An active congregation, including outreach, is a canonical requirement to be priested in the diocese. The “process,” Gaiser explained, works like this: Aspirants, with the support of a priest or a deacon in their area, begin to build a worship community. Ordination to the diaconate and a long period of “Anglicanization” follows before ordination to the priesthood.
Anglican-Episcopal formation goes beyond the clergy. In recent years, the diocese has committed “to teach, baptize and nurture new believes,” the second of the Five Marks of Mission, and the Rev. Alberto Pinzón, of St. Paul’s Church in Bogotá, is working to implement a diocesan-wide evangelism program to invite, inspire and transform individuals, and building up parishes.
“They [people joining the Episcopal Church] need to understand what it means to be Anglican,” said Duque.
Given the country’s geography and the costs associated with meeting, the clergy, laity and diocesan leadership typically meet twice annually. Besides providing a place for elections and budget discussions, the convention provides time for workshops focused on continuing education and leadership development.

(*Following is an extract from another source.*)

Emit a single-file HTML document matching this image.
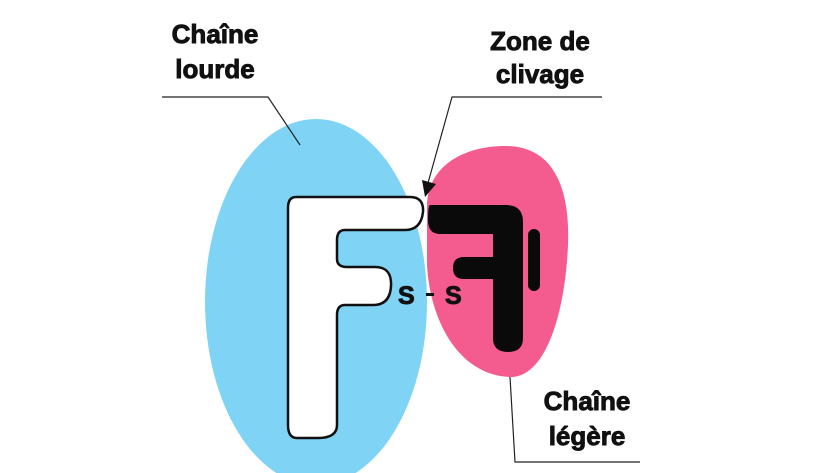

The most recent diocesan convention included workshops on gender and on the full inclusion of not only LGBT people but also displaced and other marginalized people; church history; and self-sustainability.
Bishop Carlos López-Lozano, bishop of the Spanish Reformed Episcopal Church, traveled from Madrid to attend convention. Over two sessions, he gave a history of the church, including the reformed church’s story of sustainability.
For the most part, he said, the Episcopal Church in Spain began as an indigenous church and therefore didn’t receive outside support, with the exception of a period following the Spanish Civil War when the church paid its priests salaries with funds from the World Council of Churches.
“When it ended, the church needed to reorganize things,” said Lopez. “When you have money, you don’t think about self-sustainability.”
It’s important that people in the church understand that the church needs money to carry out its mission, and that in stewardship campaigns everyone be involved, he said. In solidarity, the larger churches help the smaller churches with their mission.
“It’s about changing minds about what we are capable of doing,” said Lopez.
Duque and the other bishops of Province IX have come to realize that prevailing regional circumstances call for new direction, he said. “In virtue of that, we have decided to adopt an integral sustainable-development strategy in each one of our dioceses.”
The Episcopal Church historically has supported the Province IX churches through a block-grant program, which provides the dioceses with operating funds amounting to $2.9 million in the current triennium. Colombia receives $127,400 annually toward its $241,250 budget.
During a July 2013 meeting of lay and ordained leaders of Province IX and Episcopal Church Center staff, the consensus was that “the current relationship between the dioceses of Province IX and the rest of the Episcopal Church is influenced by the nature of the historical block grants that establish a relationship of dependency. This is not spiritually healthy, either for the ‘dependent’ or the ‘depended upon,’” according to a document that was released following the meeting. The document created by the Mark 2 Mission group was born of a longer conversation that began in earnest in March 2011 with a conference in Tela, Honduras.
In February, on the recommendation of the Second Mark of Mission working group (a group convened by the staff of the Domestic and Foreign Missionary Society), the Episcopal Church’s Executive Council agreed to an 18-year plan for “self-sufficiency” to move to sustainable mission and ministry in Province IX.
The other Province IX churches are, in South America, Ecuador Central, Ecuador Litoral, and Venezuela; in the Caribbean, the Dominican Republic and Puerto Rico; and in Central America, Honduras.
— Lynette Wilson is an editor and reporter for the Episcopal News Service.